If both the visible and private networks fail at the same time, the following conditions apply:
  •
The Unified CM subscribers will detect the failure and continue to function locally, with no impact 
to local call processing and call control. However, any calls that were set up over the visible WAN 
link will fail with the link.
  •
The Call Routers and Peripheral Gateways will detect the private network failure after missing five 
consecutive TCP keep-alive messages. These TCP keep-alive messages are generated every 100 ms, 
and the failure will be detected within about 500 ms on this link.
  •
The Call Routers will attempt to contact their Peripheral Gateways with the test-other-side message 
to determine if the failure was a network issue or if the remote Call Router had failed and was no 
longer able to send TCP keep-alive messages. The Call Routers will determine the side with the most 
active Peripheral Gateway connections, and that side will stay active in simplex mode while the 
remote Call Router will be in standby mode. The Call Routers will send a message to the Peripheral 
Gateways to realign their data feeds to the active Call Router only.
  •
The Peripheral Gateways will determine which side has the active Unified CM connection. 

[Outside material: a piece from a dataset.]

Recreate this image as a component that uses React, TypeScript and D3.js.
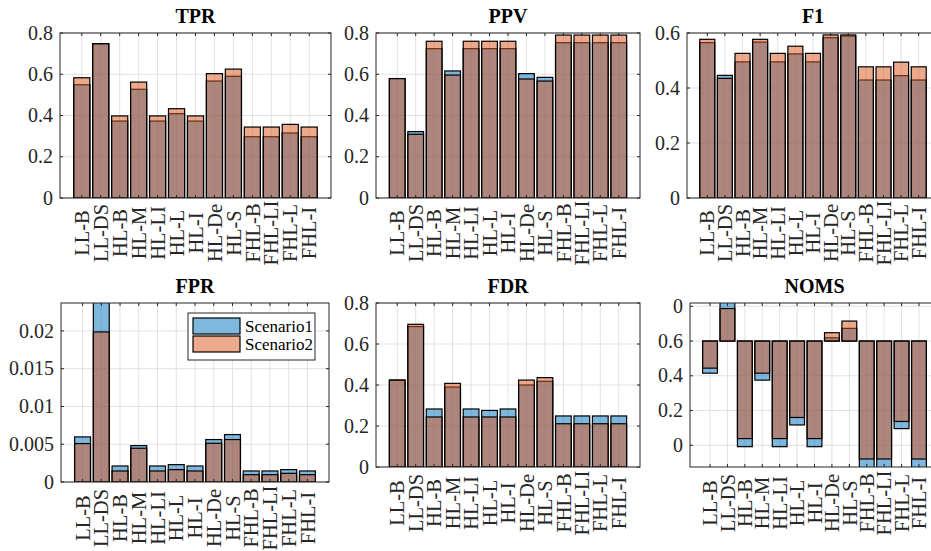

However, it will also consider the state of the Call Router, and the Peripheral Gateway will not 
remain active if it is not able to connect to an active Call Router.
  •
The surviving Call Router and Peripheral Gateways will detect the failure of the visible network by 
the loss of TCP keep-alives on the visible network. These keep-alives are sent every 400 ms, so it 
can take up to two seconds before this failure is detected.
  •
The Call Router will be able to see only the local Peripheral Gateways, which are those used to 
control local Unified IP IVR or Unified CVP ports and the local half of the Unified CM Peripheral 
Gateway pair. The remote Unified IP IVR or Unified CVP Peripheral Gateways will be off-line, 
taking them out of service in the Unified ICM Call Routing Scripts (using the peripheral-on-line 
status checks) and forcing any of the calls in progress on these devices to be disconnected. 
(Unified CVP can redirect the calls upon failure.)
  •
Any new calls that come into the disabled side will not be routed by the Unified CCE, but they can 
be redirected or handled using standard Unified CM redirect on failure for their CTI route points.
  •
Agents will be impacted as noted above if their IP phones are registered to the side of the 
Unified CM cluster opposite the location of their active Peripheral Gateway and CTI OS Server 
connection. Only agents that were active on the surviving side of the Peripheral Gateway with 
phones registered locally to that site will not be impacted.
At this point, the Call Router and Unified CM Peripheral Gateway will run in simplex mode, and the 
system will accept new calls from only the surviving side for Unified CCE call treatment. The 
Unified IP IVR/Unified CVP functionality will also be limited to the surviving side as well.